Pero la abuela no se constituye como tal por sí sola. Aquí aparecen los otros protagonistas de este vínculo que aún no terminamos de entender: “los nietitos”. Apodados también como “sinmonea”, parecen ser sujetos despreciados por el establishment partidario, casi inexistentes para la cultura oficial. Ven con resentimiento que tanto la promesa hecha a ellos –de la educación como movilizador social– como a sus abuelos –una vejez digna–, no se cumplieron. Son la prole rabiosa que sale a atacar y que la abuela defiende sin titubeos. Es probable que sean la muestra patente de un sistema político que no ha sido capaz de procesar las tensiones de la modernidad chilena, siempre feble y en riesgo. En los nietitos hay una demanda por protección que manifiesta con especial dramatismo el tipo de carencias de algunos grupos de nuestra sociedad, que han preferido buscar a un representante que se alza en una relación particularmente asimétrica. Se esconde así en este vínculo una renuncia a la adultez, a ser ciudadanos. Un no querer crecer que permite insultar en redes sociales, para luego correr bajo las faldas de la abuela omnipotente.

Es llamativo el hecho de que el vínculo con los representados de Jiles se exprese en el lenguaje de la familia, del vínculo primario, y no en el lenguaje formal, ciudadano. Esto es, el lenguaje propiamente institucional que se supone característico del espacio público. Jiles introduce, en cambio, el lenguaje del afecto, de la presencia, de la pertenencia. En tiempos de desarraigo, Jiles ofrece algo parecido al lazo sanguíneo, como una fiera dispuesta a atacar a quien sea para proteger a sus crías. Si queremos entender la fuerza con que ha logrado instalarse, es imprescindible considerar estas dimensiones, y no circunscribir la mirada a su performance en el Congreso, que no es más que el despliegue final y mediático de su acción política.

La fuerza de Jiles nace, en cambio, de sus bases, donde parece estar construyendo un lazo potente que apela, a un tiempo, a carencias presentes y a lógicas de relaciones y vínculos arraigadas en nuestra cultura. El uso del lenguaje informal de las redes sociales potencia su figura como una política diferente, sin vergüenzas ni atavismos. Pero también la lleva a saltarse toda la mediación institucional que constituye la política, horadando todavía más nuestro frágil tejido político. La abuela no necesita a nadie, pues confía en que su vínculo es indestructible.

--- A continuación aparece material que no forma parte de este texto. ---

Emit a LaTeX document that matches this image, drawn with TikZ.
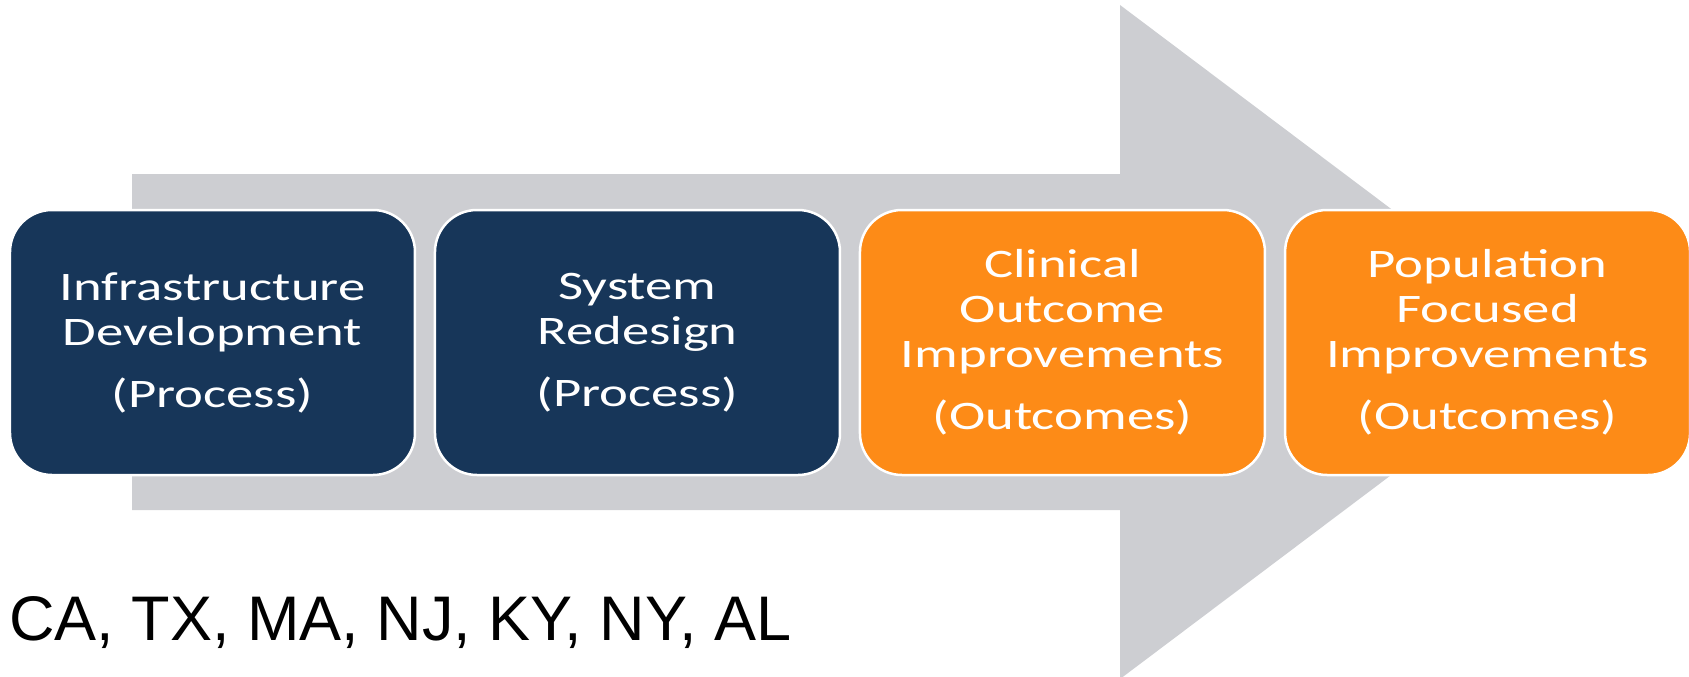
\documentclass[tikz,border=0pt]{standalone}
\usepackage{fontspec}
\setmainfont{Liberation Sans}
\newfontfamily\boxfont{Carlito}
\usepackage{tikz}
\usetikzlibrary{positioning}

\definecolor{navy}{RGB}{23,54,89}
\definecolor{amber}{RGB}{253,139,23}
\definecolor{arrowgray}{RGB}{205,206,210}

\begin{document}
\begin{tikzpicture}[x=1pt, y=-1pt]
        % Setup the style for the boxes
        \tikzset{box style/.style={rectangle,
                                   rounded corners=42pt,
                                   minimum width=300pt,
                                   minimum height=265pt,
                                   draw=white, line width=2.5pt,
                                   text=white, align=center, inner sep=0pt,
                                   font=\boxfont\fontsize{40.5}{45}\selectfont},
                 process box/.style={box style, fill=navy},
                 outcome box/.style={box style, fill=amber}}

        \useasboundingbox (0,0) rectangle (1689,677);

        % Draw the big arrow behind
        \fill[arrowgray] (132,174) -- (1120,174) -- (1120,5) -- (1568,342)
            -- (1120,679) -- (1120,510) -- (132,510) -- cycle;

        % Draw the boxes
        \begin{scope}[xscale=1.35, transform shape]
        \node[process box] at (157.4, 342.5) (infra)    {Infrastructure\\Development\\[17pt](Process)};
        \node[process box] at (472.2, 342.5) (redesign) {System\\Redesign\\[17pt](Process)};
        \node[outcome box] at (787.0, 342.5) (clinical) {Clinical\\Outcome\\Improvements\\[17pt](Outcomes)};
        \node[outcome box] at (1101.9, 342.5) (population) {Population\\Focused\\Improvements\\[17pt](Outcomes)};
        \end{scope}

        % States
        \node[anchor=base west, inner sep=0pt, font=\fontsize{63}{63}\selectfont]
            at (9, 640) (states) {CA, TX, MA, NJ, KY, NY, AL};
\end{tikzpicture}
\end{document}
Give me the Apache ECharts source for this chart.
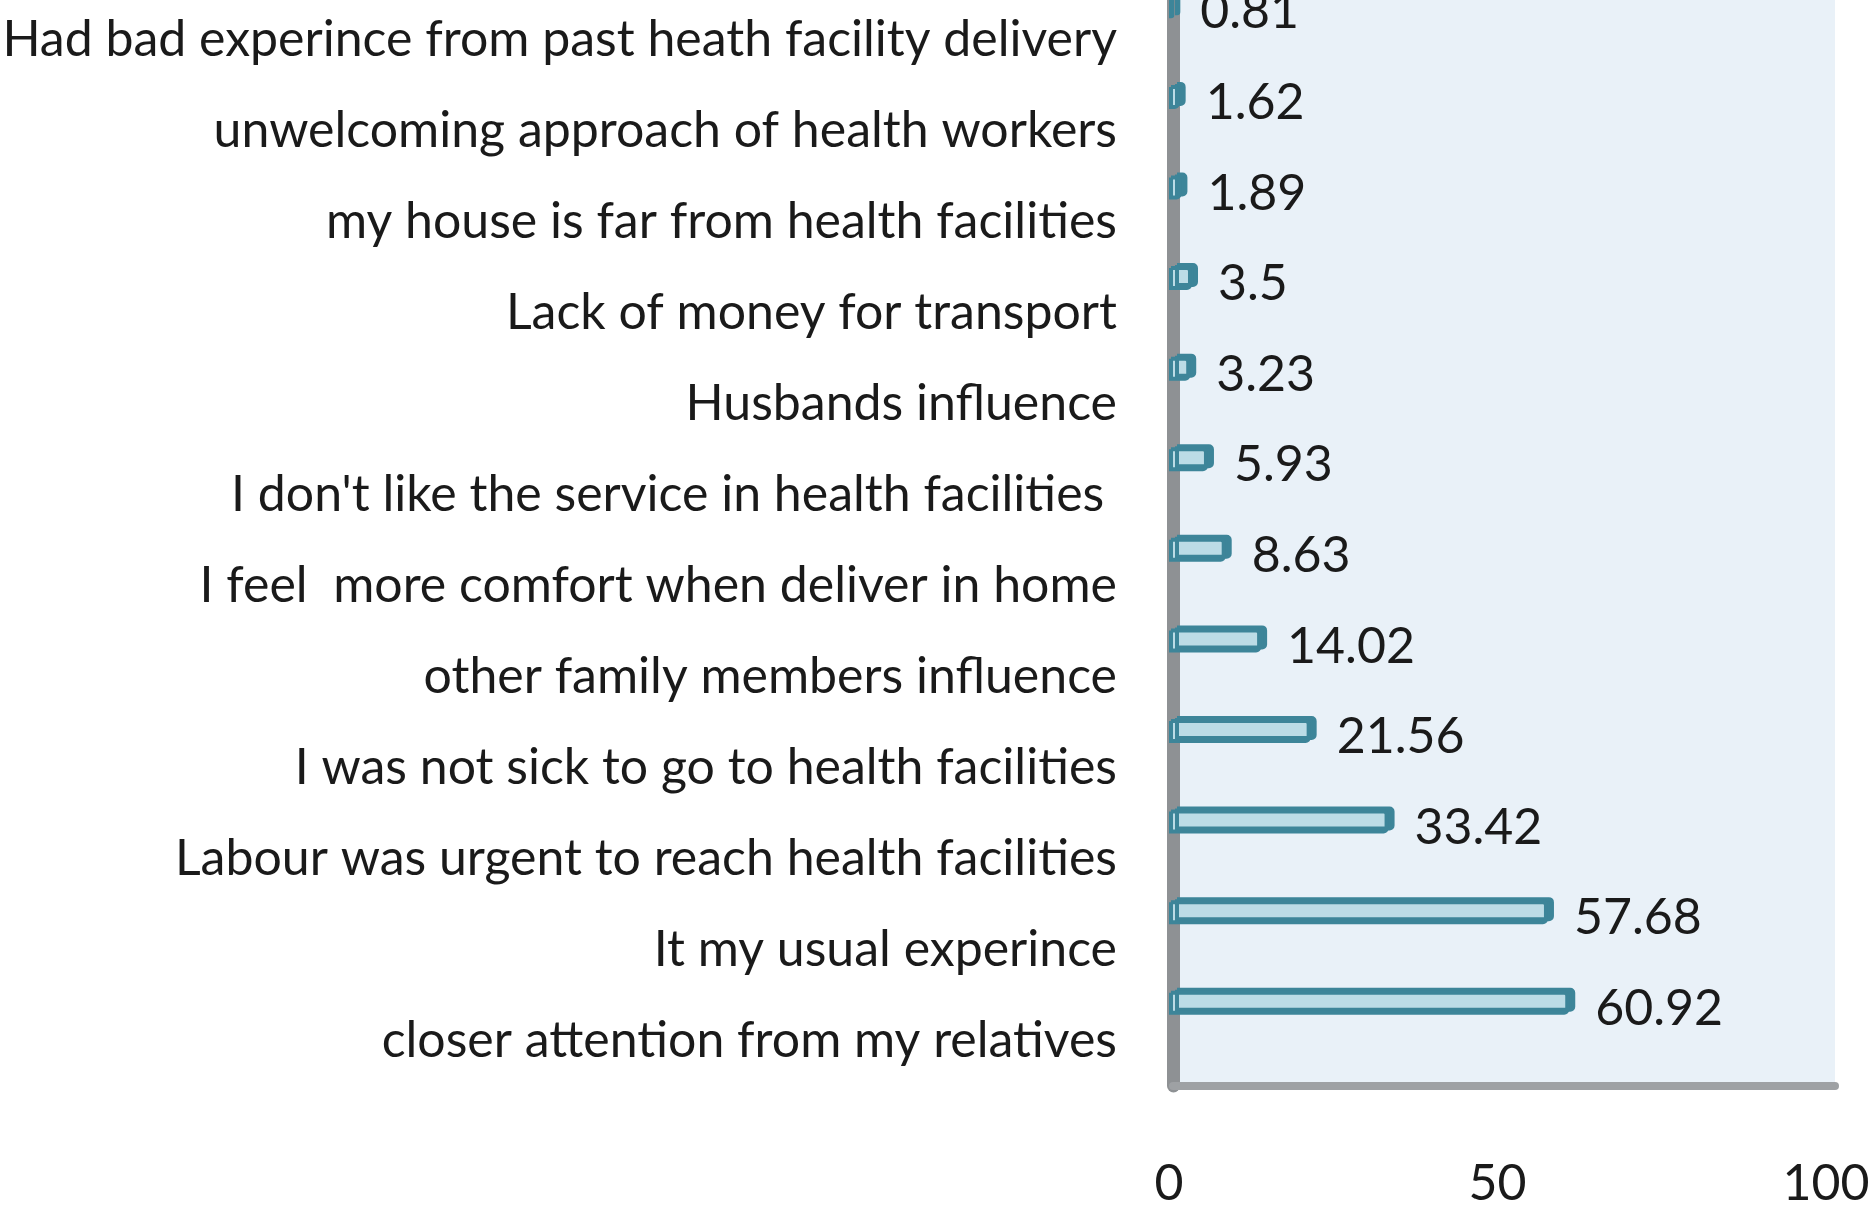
<!DOCTYPE html>
<html>
<head>
<meta charset="utf-8">
<script src="https://cdn.jsdelivr.net/npm/echarts@6/dist/echarts.min.js"></script>
<style>
  html, body { margin: 0; padding: 0; background: #fff; }
  #chart { width: 1868px; height: 1213px; }
</style>
</head>
<body>
<div id="chart"></div>
<script>
// reasons, top to bottom
var reasons = [
  "Had bad experince from past heath facility delivery",
  "unwelcoming approach of health workers",
  "my house is far from health facilities",
  "Lack of money for transport",
  "Husbands influence",
  "I don't like the service in health facilities ",
  "I feel  more comfort when deliver in home",
  "other family members influence",
  "I was not sick to go to health facilities",
  "Labour was urgent to reach health facilities",
  "It my usual experince",
  "closer attention from my relatives"
];
var percents = [0.81, 1.62, 1.89, 3.5, 3.23, 5.93, 8.63, 14.02, 21.56, 33.42, 57.68, 60.92];
var xTicks = [0, 50, 100];

var font = "Lato, 'Open Sans', sans-serif";

var myChart = echarts.init(document.getElementById("chart"));
myChart.setOption({
  animation: false,
  grid: [
    // back plane with wall + floor, carries the category labels
    { left: 1173, right: 33, top: -6, bottom: 127, show: true, containLabel: false,
      outerBoundsMode: "none", backgroundColor: "#E9F1F8", borderWidth: 0 },
    // bars sit a bit higher (3d depth)
    { left: 1169, right: 42, top: -39, bottom: 165, containLabel: false, outerBoundsMode: "none" }
  ],
  xAxis: [
    { gridIndex: 0, type: "value", min: 0, max: 100,
      axisLine: { show: true, onZero: false, lineStyle: { color: "#9EA1A4", width: 8 } },
      axisTick: { show: false }, axisLabel: { show: false }, splitLine: { show: false } },
    { gridIndex: 1, type: "value", min: xTicks[0], max: xTicks[xTicks.length - 1], interval: 50,
      axisLine: { show: false }, axisTick: { show: false }, splitLine: { show: false },
      axisLabel: { margin: 111, fontFamily: font, fontSize: 50, color: "#1a1a1a" } }
  ],
  yAxis: [
    { gridIndex: 0, type: "category", inverse: true, data: reasons,
      axisLine: { show: true, lineStyle: { color: "#8E9194", width: 13 } },
      axisTick: { show: false },
      axisLabel: { margin: 56, fontFamily: font, fontSize: 50, color: "#1a1a1a" } },
    { gridIndex: 1, type: "category", inverse: true, data: reasons, show: false }
  ],
  series: [
    {
      name: "percent",
      type: "bar",
      xAxisIndex: 1,
      yAxisIndex: 1,
      data: percents,
      barWidth: 24,
      itemStyle: {
        color: "#BCDCE6",
        borderColor: "#3D8599",
        borderWidth: 4,
        borderRadius: [0, 3, 3, 0],
        shadowColor: "#3D8599",
        shadowBlur: 0,
        shadowOffsetX: 6,
        shadowOffsetY: -3
      },
      label: {
        show: true,
        position: "right",
        distance: 26,
        offset: [0, 6],
        fontFamily: font,
        fontSize: 50,
        color: "#1a1a1a"
      }
    }
  ]
});
</script>
</body>
</html>
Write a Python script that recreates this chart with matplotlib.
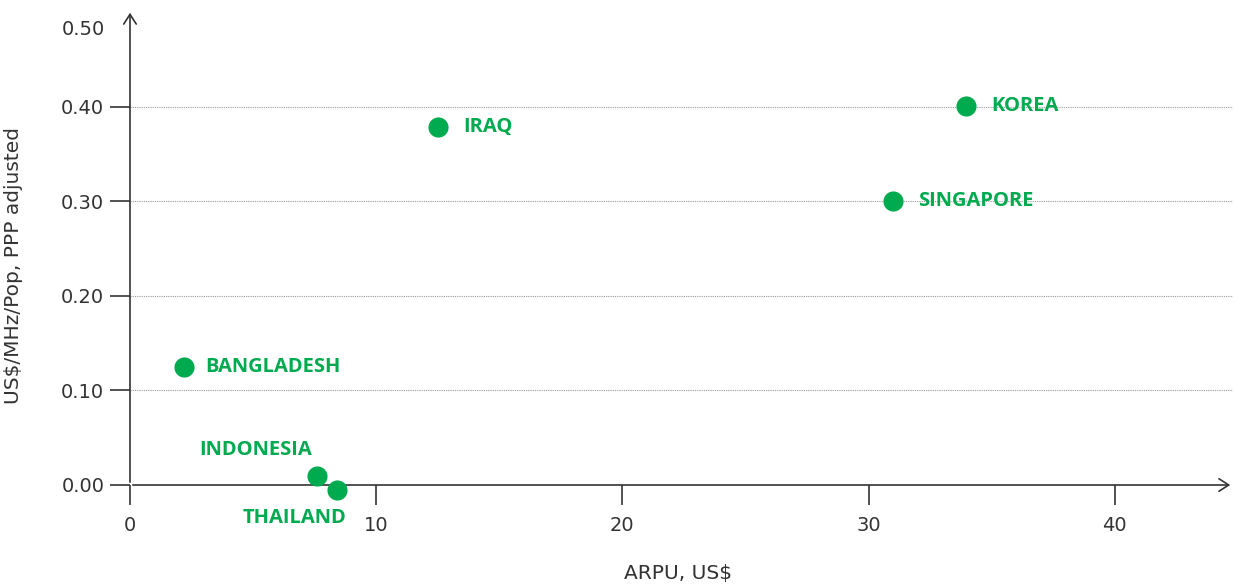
import matplotlib
matplotlib.use("Agg")
import matplotlib.pyplot as plt

countries = ["BANGLADESH", "INDONESIA", "THAILAND", "IRAQ", "SINGAPORE", "KOREA"]
arpu = [2.2, 7.6, 8.4, 12.5, 31.0, 33.95]
price = [0.125, 0.0095, -0.005, 0.379, 0.300, 0.401]
xticks = [0, 10, 20, 30, 40]
yticks = [0.0, 0.1, 0.2, 0.3, 0.4]
ytick_labels = ["0.00", "0.10", "0.20", "0.30", "0.40"]
top_label = "0.50"

GREEN = "#00AA4F"
TXT = "#333333"
plt.rcParams['font.family'] = ['DejaVu Sans']

fig = plt.figure(figsize=(12.36, 5.87), dpi=100)
W, H = 1236, 587
ax = fig.add_axes([130 / W, (587 - 485) / H, (1233 - 130) / W, (485 - 10) / H])
ax.set_xlim(0, 44.8)
ax.set_ylim(0, 0.5026)

for s in ax.spines.values():
    s.set_visible(False)

# axis lines with arrows
ax.annotate("", xy=(0, 1), xytext=(0, 0), xycoords="axes fraction",
            arrowprops=dict(arrowstyle="->,head_length=0.7,head_width=0.45", color=TXT, lw=1.2))
ax.annotate("", xy=(1, 0), xytext=(0, 0), xycoords="axes fraction",
            arrowprops=dict(arrowstyle="->,head_length=0.7,head_width=0.45", color=TXT, lw=1.2))

ax.set_xticks(xticks)
ax.set_xticklabels([str(t) for t in xticks])
ax.set_yticks(yticks)
ax.set_yticklabels(ytick_labels)
ax.tick_params(axis="both", length=14.5, width=1.2, color=TXT, labelcolor=TXT,
               labelsize=14)
ax.tick_params(axis="x", pad=8)
ax.tick_params(axis="y", pad=4)

# 0.50 label near the arrow top (no tick)
ax.text(-0.0226, 0.4815, top_label, transform=ax.get_yaxis_transform(),
        ha="right", va="center", fontsize=14, color=TXT)

for y in yticks[1:]:
    ax.axhline(y, color="#999999", lw=0.8, ls=(0, (1, 1)), zorder=0)

ax.scatter(arpu, price, s=210, color=GREEN, zorder=3, clip_on=False, linewidths=0)

offsets = {
    "BANGLADESH": (15, 0, "left", "center"),
    "INDONESIA": (-4, 19, "right", "center"),
    "THAILAND": (7, -20, "right", "center"),
    "IRAQ": (18, 0, "left", "center"),
    "SINGAPORE": (18, 0, "left", "center"),
    "KOREA": (18, 0, "left", "center"),
}
for c, x, y in zip(countries, arpu, price):
    dx, dy, ha, va = offsets[c]
    ax.annotate(c, (x, y), xytext=(dx, dy), textcoords="offset points",
                ha=ha, va=va, color=GREEN, fontsize=14.5, fontweight="bold",
                family="Open Sans", annotation_clip=False)

ax.set_xlabel("ARPU, US$", fontsize=14.5, color=TXT)
ax.xaxis.set_label_coords(0.497, -0.166)
ax.set_ylabel("US$/MHz/Pop, PPP adjusted", fontsize=14.5, color=TXT)
ax.yaxis.set_label_coords(-0.097, 0.463)

fig.savefig("out.png", dpi=100)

Quienes intentan oponer a Jiles un cerco sanitario mientras imitan sus cuestionables recursos en el Parlamento ignoran que, de seguir ese camino, seguramente están destinados al fracaso. El éxito de Jiles reside en su capacidad de representación, en ofrecer un lazo cuando todos los demás parecen haberse quebrado. Quizás allí anida el único camino disponible para encauzar el momento crítico en el que nos hallamos: trabajar en la recomposición de los vínculos políticos y familiares extraviados, y recuperar los espacios de pertenencia y participación en lo común. Es, a fin de cuentas, la fractura que dirigentes como Jiles prometen soldar pero que, ya sabemos, sólo agudizan los problemas. Todo, como una manera de sanar la fractura que se terminó de evidenciar en octubre de 2019, y cuya reparación se ve tan lejana.